-- Directions --
Skip the images and return the records below exactly.

-- The input --

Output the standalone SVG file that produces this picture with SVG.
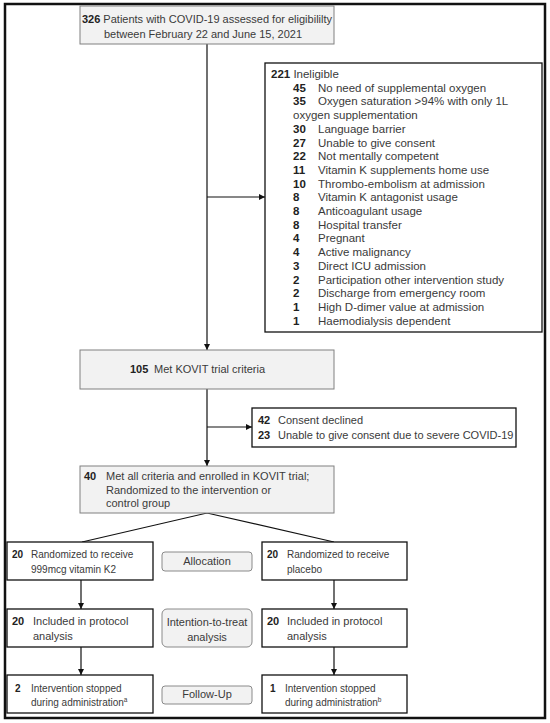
<svg xmlns="http://www.w3.org/2000/svg" width="550" height="723" viewBox="0 0 550 723">
<style>
text{font-family:"Liberation Sans",Arial,sans-serif;fill:#3a3a3a;font-size:11px}
.n{font-weight:bold;fill:#222}
.s10{font-size:10px}
.s115{font-size:11.5px}
.g{fill:#f2f2f2;stroke:#808080;stroke-width:1}
.w{fill:#fff;stroke:#111;stroke-width:1.3}
.r{fill:#f2f2f2;stroke:#8a8a8a;stroke-width:1}
.c{fill:none;stroke:#111;stroke-width:1.2}
</style>
<defs>
<marker id="ah" viewBox="0 0 10 10" refX="10" refY="5" markerWidth="6" markerHeight="6" orient="auto" markerUnits="userSpaceOnUse">
<path d="M0,0 L10,5 L0,10 z" fill="#111"/>
</marker>
</defs>
<rect x="0" y="0" width="550" height="723" fill="#fff"/>
<rect id="frame" x="5" y="4" width="540" height="714" fill="none" stroke="#111" stroke-width="2.5"/>
<g id="connectors">
<line class="c" x1="207" y1="44" x2="207" y2="350" marker-end="url(#ah)"/>
<line class="c" x1="207" y1="197" x2="265" y2="197" marker-end="url(#ah)"/>
<line class="c" x1="207" y1="389" x2="207" y2="466" marker-end="url(#ah)"/>
<line class="c" x1="207" y1="427" x2="252" y2="427" marker-end="url(#ah)"/>
<polyline class="c" points="82,542 207,513 334,542"/>
<line class="c" x1="81" y1="580" x2="81" y2="609" marker-end="url(#ah)"/>
<line class="c" x1="334" y1="580" x2="334" y2="609" marker-end="url(#ah)"/>
<line class="c" x1="81" y1="647" x2="81" y2="675" marker-end="url(#ah)"/>
<line class="c" x1="334" y1="647" x2="334" y2="675" marker-end="url(#ah)"/>
</g>
<g id="assessed">
<rect class="g" x="80" y="6" width="254" height="38"/>
<text x="207" y="22.5" text-anchor="middle"><tspan class="n">326</tspan> Patients with COVID-19 assessed for eligibililty</text>
<text x="203" y="37.5" text-anchor="middle">between February 22 and June 15, 2021</text>
</g>
<g id="ineligible">
<rect class="w" x="265" y="63" width="277" height="269" stroke-width="1.1"/>
<text x="271" y="78" class="s115"><tspan class="n">221</tspan> Ineligible</text>
<text class="n s115" x="293" y="91.7">45</text><text class="s115" x="318" y="91.7">No need of supplemental oxygen</text>
<text class="n s115" x="293" y="105.4">35</text><text class="s115" x="318" y="105.4">Oxygen saturation &gt;94% with only 1L</text>
<text class="s115" x="293" y="119.1">oxygen supplementation</text>
<text class="n s115" x="293" y="132.8">30</text><text class="s115" x="318" y="132.8">Language barrier</text>
<text class="n s115" x="293" y="146.5">27</text><text class="s115" x="318" y="146.5">Unable to give consent</text>
<text class="n s115" x="293" y="160.2">22</text><text class="s115" x="318" y="160.2">Not mentally competent</text>
<text class="n s115" x="293" y="173.9">11</text><text class="s115" x="318" y="173.9">Vitamin K supplements home use</text>
<text class="n s115" x="293" y="187.6">10</text><text class="s115" x="318" y="187.6">Thrombo-embolism at admission</text>
<text class="n s115" x="293" y="201.3">8</text><text class="s115" x="318" y="201.3">Vitamin K antagonist usage</text>
<text class="n s115" x="293" y="215">8</text><text class="s115" x="318" y="215">Anticoagulant usage</text>
<text class="n s115" x="293" y="228.7">8</text><text class="s115" x="318" y="228.7">Hospital transfer</text>
<text class="n s115" x="293" y="242.4">4</text><text class="s115" x="318" y="242.4">Pregnant</text>
<text class="n s115" x="293" y="256.1">4</text><text class="s115" x="318" y="256.1">Active malignancy</text>
<text class="n s115" x="293" y="269.8">3</text><text class="s115" x="318" y="269.8">Direct ICU admission</text>
<text class="n s115" x="293" y="283.5">2</text><text class="s115" x="318" y="283.5">Participation other intervention study</text>
<text class="n s115" x="293" y="297.2">2</text><text class="s115" x="318" y="297.2">Discharge from emergency room</text>
<text class="n s115" x="293" y="310.9">1</text><text class="s115" x="318" y="310.9">High D-dimer value at admission</text>
<text class="n s115" x="293" y="324.6">1</text><text class="s115" x="318" y="324.6">Haemodialysis dependent</text>
</g>
<g id="met">
<rect class="g" x="80" y="350" width="254" height="39"/>
<text class="n" x="130" y="373.3">105</text><text x="154" y="373.3">Met KOVIT trial criteria</text>
</g>
<g id="consent">
<rect class="w" x="252" y="408" width="264" height="39" stroke-width="1.1"/>
<text class="n" x="258" y="424">42</text><text x="278" y="424">Consent declined</text>
<text class="n" x="258" y="438.5">23</text><text x="278" y="438.5">Unable to give consent due to severe COVID-19</text>
</g>
<g id="enrolled">
<rect class="g" x="80" y="466" width="254" height="47"/>
<text class="n" x="84" y="480">40</text><text x="106" y="480">Met all criteria and enrolled in KOVIT trial;</text>
<text x="106" y="493.5">Randomized to the intervention or</text>
<text x="106" y="507">control group</text>
</g>
<g id="vitk">
<rect class="w" x="7" y="542" width="146" height="38"/>
<text class="n s10" x="12" y="558">20</text><text class="s10" x="31" y="558">Randomized to receive</text>
<text class="s10" x="31" y="572.5">999mcg vitamin K2</text>
</g>
<g id="placebo">
<rect class="w" x="262" y="542" width="145" height="38"/>
<text class="n s10" x="267" y="558">20</text><text class="s10" x="287" y="558">Randomized to receive</text>
<text class="s10" x="287" y="572.5">placebo</text>
</g>
<g id="allocation">
<rect class="r" x="162" y="552" width="90" height="19" rx="3"/>
<text x="207" y="564.5" text-anchor="middle">Allocation</text>
</g>
<g id="itt-left">
<rect class="w" x="7" y="609" width="146" height="38"/>
<text class="n" x="12" y="625">20</text><text x="33" y="625">Included in protocol</text>
<text x="33" y="640">analysis</text>
</g>
<g id="itt-right">
<rect class="w" x="262" y="609" width="145" height="38"/>
<text class="n" x="267" y="625">20</text><text x="287" y="625">Included in protocol</text>
<text x="287" y="640">analysis</text>
</g>
<g id="itt">
<rect class="r" x="162" y="609" width="90" height="38" rx="5"/>
<text x="207" y="625.5" text-anchor="middle">Intention-to-treat</text>
<text x="207" y="640.5" text-anchor="middle">analysis</text>
</g>
<g id="fu-left">
<rect class="w" x="7" y="675" width="146" height="38"/>
<text class="n s10" x="15" y="691.5">2</text><text class="s10" x="31" y="691.5">Intervention stopped</text>
<text class="s10" x="31" y="706">during administration<tspan font-size="6.5" dy="-4">a</tspan></text>
</g>
<g id="fu-right">
<rect class="w" x="262" y="675" width="145" height="38"/>
<text class="n s10" x="270" y="691.5">1</text><text class="s10" x="285" y="691.5">Intervention stopped</text>
<text class="s10" x="285" y="706">during administration<tspan font-size="6.5" dy="-4">b</tspan></text>
</g>
<g id="followup">
<rect class="r" x="162" y="686" width="90" height="18" rx="3"/>
<text x="207" y="698" text-anchor="middle">Follow-Up</text>
</g>
</svg>
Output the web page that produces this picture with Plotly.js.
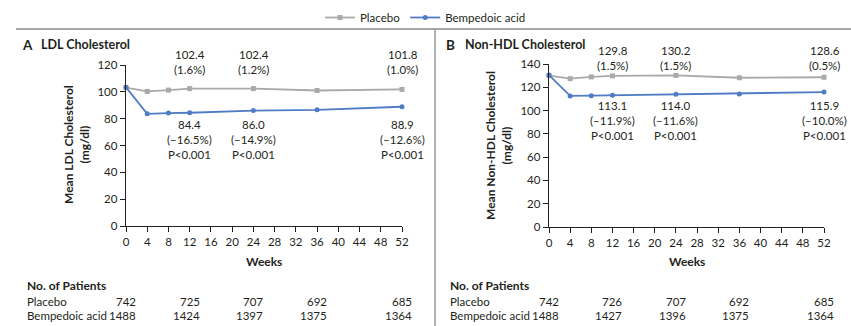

-- Result for this exercise --
Output the standalone SVG file that produces this picture with SVG.
<svg xmlns="http://www.w3.org/2000/svg" width="550" height="723" viewBox="0 0 550 723">
<style>
text{font-family:"Liberation Sans",Arial,sans-serif;fill:#3a3a3a;font-size:11px}
.n{font-weight:bold;fill:#222}
.s10{font-size:10px}
.s115{font-size:11.5px}
.g{fill:#f2f2f2;stroke:#808080;stroke-width:1}
.w{fill:#fff;stroke:#111;stroke-width:1.3}
.r{fill:#f2f2f2;stroke:#8a8a8a;stroke-width:1}
.c{fill:none;stroke:#111;stroke-width:1.2}
</style>
<defs>
<marker id="ah" viewBox="0 0 10 10" refX="10" refY="5" markerWidth="6" markerHeight="6" orient="auto" markerUnits="userSpaceOnUse">
<path d="M0,0 L10,5 L0,10 z" fill="#111"/>
</marker>
</defs>
<rect x="0" y="0" width="550" height="723" fill="#fff"/>
<rect id="frame" x="5" y="4" width="540" height="714" fill="none" stroke="#111" stroke-width="2.5"/>
<g id="connectors">
<line class="c" x1="207" y1="44" x2="207" y2="350" marker-end="url(#ah)"/>
<line class="c" x1="207" y1="197" x2="265" y2="197" marker-end="url(#ah)"/>
<line class="c" x1="207" y1="389" x2="207" y2="466" marker-end="url(#ah)"/>
<line class="c" x1="207" y1="427" x2="252" y2="427" marker-end="url(#ah)"/>
<polyline class="c" points="82,542 207,513 334,542"/>
<line class="c" x1="81" y1="580" x2="81" y2="609" marker-end="url(#ah)"/>
<line class="c" x1="334" y1="580" x2="334" y2="609" marker-end="url(#ah)"/>
<line class="c" x1="81" y1="647" x2="81" y2="675" marker-end="url(#ah)"/>
<line class="c" x1="334" y1="647" x2="334" y2="675" marker-end="url(#ah)"/>
</g>
<g id="assessed">
<rect class="g" x="80" y="6" width="254" height="38"/>
<text x="207" y="22.5" text-anchor="middle"><tspan class="n">326</tspan> Patients with COVID-19 assessed for eligibililty</text>
<text x="203" y="37.5" text-anchor="middle">between February 22 and June 15, 2021</text>
</g>
<g id="ineligible">
<rect class="w" x="265" y="63" width="277" height="269" stroke-width="1.1"/>
<text x="271" y="78" class="s115"><tspan class="n">221</tspan> Ineligible</text>
<text class="n s115" x="293" y="91.7">45</text><text class="s115" x="318" y="91.7">No need of supplemental oxygen</text>
<text class="n s115" x="293" y="105.4">35</text><text class="s115" x="318" y="105.4">Oxygen saturation &gt;94% with only 1L</text>
<text class="s115" x="293" y="119.1">oxygen supplementation</text>
<text class="n s115" x="293" y="132.8">30</text><text class="s115" x="318" y="132.8">Language barrier</text>
<text class="n s115" x="293" y="146.5">27</text><text class="s115" x="318" y="146.5">Unable to give consent</text>
<text class="n s115" x="293" y="160.2">22</text><text class="s115" x="318" y="160.2">Not mentally competent</text>
<text class="n s115" x="293" y="173.9">11</text><text class="s115" x="318" y="173.9">Vitamin K supplements home use</text>
<text class="n s115" x="293" y="187.6">10</text><text class="s115" x="318" y="187.6">Thrombo-embolism at admission</text>
<text class="n s115" x="293" y="201.3">8</text><text class="s115" x="318" y="201.3">Vitamin K antagonist usage</text>
<text class="n s115" x="293" y="215">8</text><text class="s115" x="318" y="215">Anticoagulant usage</text>
<text class="n s115" x="293" y="228.7">8</text><text class="s115" x="318" y="228.7">Hospital transfer</text>
<text class="n s115" x="293" y="242.4">4</text><text class="s115" x="318" y="242.4">Pregnant</text>
<text class="n s115" x="293" y="256.1">4</text><text class="s115" x="318" y="256.1">Active malignancy</text>
<text class="n s115" x="293" y="269.8">3</text><text class="s115" x="318" y="269.8">Direct ICU admission</text>
<text class="n s115" x="293" y="283.5">2</text><text class="s115" x="318" y="283.5">Participation other intervention study</text>
<text class="n s115" x="293" y="297.2">2</text><text class="s115" x="318" y="297.2">Discharge from emergency room</text>
<text class="n s115" x="293" y="310.9">1</text><text class="s115" x="318" y="310.9">High D-dimer value at admission</text>
<text class="n s115" x="293" y="324.6">1</text><text class="s115" x="318" y="324.6">Haemodialysis dependent</text>
</g>
<g id="met">
<rect class="g" x="80" y="350" width="254" height="39"/>
<text class="n" x="130" y="373.3">105</text><text x="154" y="373.3">Met KOVIT trial criteria</text>
</g>
<g id="consent">
<rect class="w" x="252" y="408" width="264" height="39" stroke-width="1.1"/>
<text class="n" x="258" y="424">42</text><text x="278" y="424">Consent declined</text>
<text class="n" x="258" y="438.5">23</text><text x="278" y="438.5">Unable to give consent due to severe COVID-19</text>
</g>
<g id="enrolled">
<rect class="g" x="80" y="466" width="254" height="47"/>
<text class="n" x="84" y="480">40</text><text x="106" y="480">Met all criteria and enrolled in KOVIT trial;</text>
<text x="106" y="493.5">Randomized to the intervention or</text>
<text x="106" y="507">control group</text>
</g>
<g id="vitk">
<rect class="w" x="7" y="542" width="146" height="38"/>
<text class="n s10" x="12" y="558">20</text><text class="s10" x="31" y="558">Randomized to receive</text>
<text class="s10" x="31" y="572.5">999mcg vitamin K2</text>
</g>
<g id="placebo">
<rect class="w" x="262" y="542" width="145" height="38"/>
<text class="n s10" x="267" y="558">20</text><text class="s10" x="287" y="558">Randomized to receive</text>
<text class="s10" x="287" y="572.5">placebo</text>
</g>
<g id="allocation">
<rect class="r" x="162" y="552" width="90" height="19" rx="3"/>
<text x="207" y="564.5" text-anchor="middle">Allocation</text>
</g>
<g id="itt-left">
<rect class="w" x="7" y="609" width="146" height="38"/>
<text class="n" x="12" y="625">20</text><text x="33" y="625">Included in protocol</text>
<text x="33" y="640">analysis</text>
</g>
<g id="itt-right">
<rect class="w" x="262" y="609" width="145" height="38"/>
<text class="n" x="267" y="625">20</text><text x="287" y="625">Included in protocol</text>
<text x="287" y="640">analysis</text>
</g>
<g id="itt">
<rect class="r" x="162" y="609" width="90" height="38" rx="5"/>
<text x="207" y="625.5" text-anchor="middle">Intention-to-treat</text>
<text x="207" y="640.5" text-anchor="middle">analysis</text>
</g>
<g id="fu-left">
<rect class="w" x="7" y="675" width="146" height="38"/>
<text class="n s10" x="15" y="691.5">2</text><text class="s10" x="31" y="691.5">Intervention stopped</text>
<text class="s10" x="31" y="706">during administration<tspan font-size="6.5" dy="-4">a</tspan></text>
</g>
<g id="fu-right">
<rect class="w" x="262" y="675" width="145" height="38"/>
<text class="n s10" x="270" y="691.5">1</text><text class="s10" x="285" y="691.5">Intervention stopped</text>
<text class="s10" x="285" y="706">during administration<tspan font-size="6.5" dy="-4">b</tspan></text>
</g>
<g id="followup">
<rect class="r" x="162" y="686" width="90" height="18" rx="3"/>
<text x="207" y="698" text-anchor="middle">Follow-Up</text>
</g>
</svg>
Output the web page that produces this picture with Plotly.js.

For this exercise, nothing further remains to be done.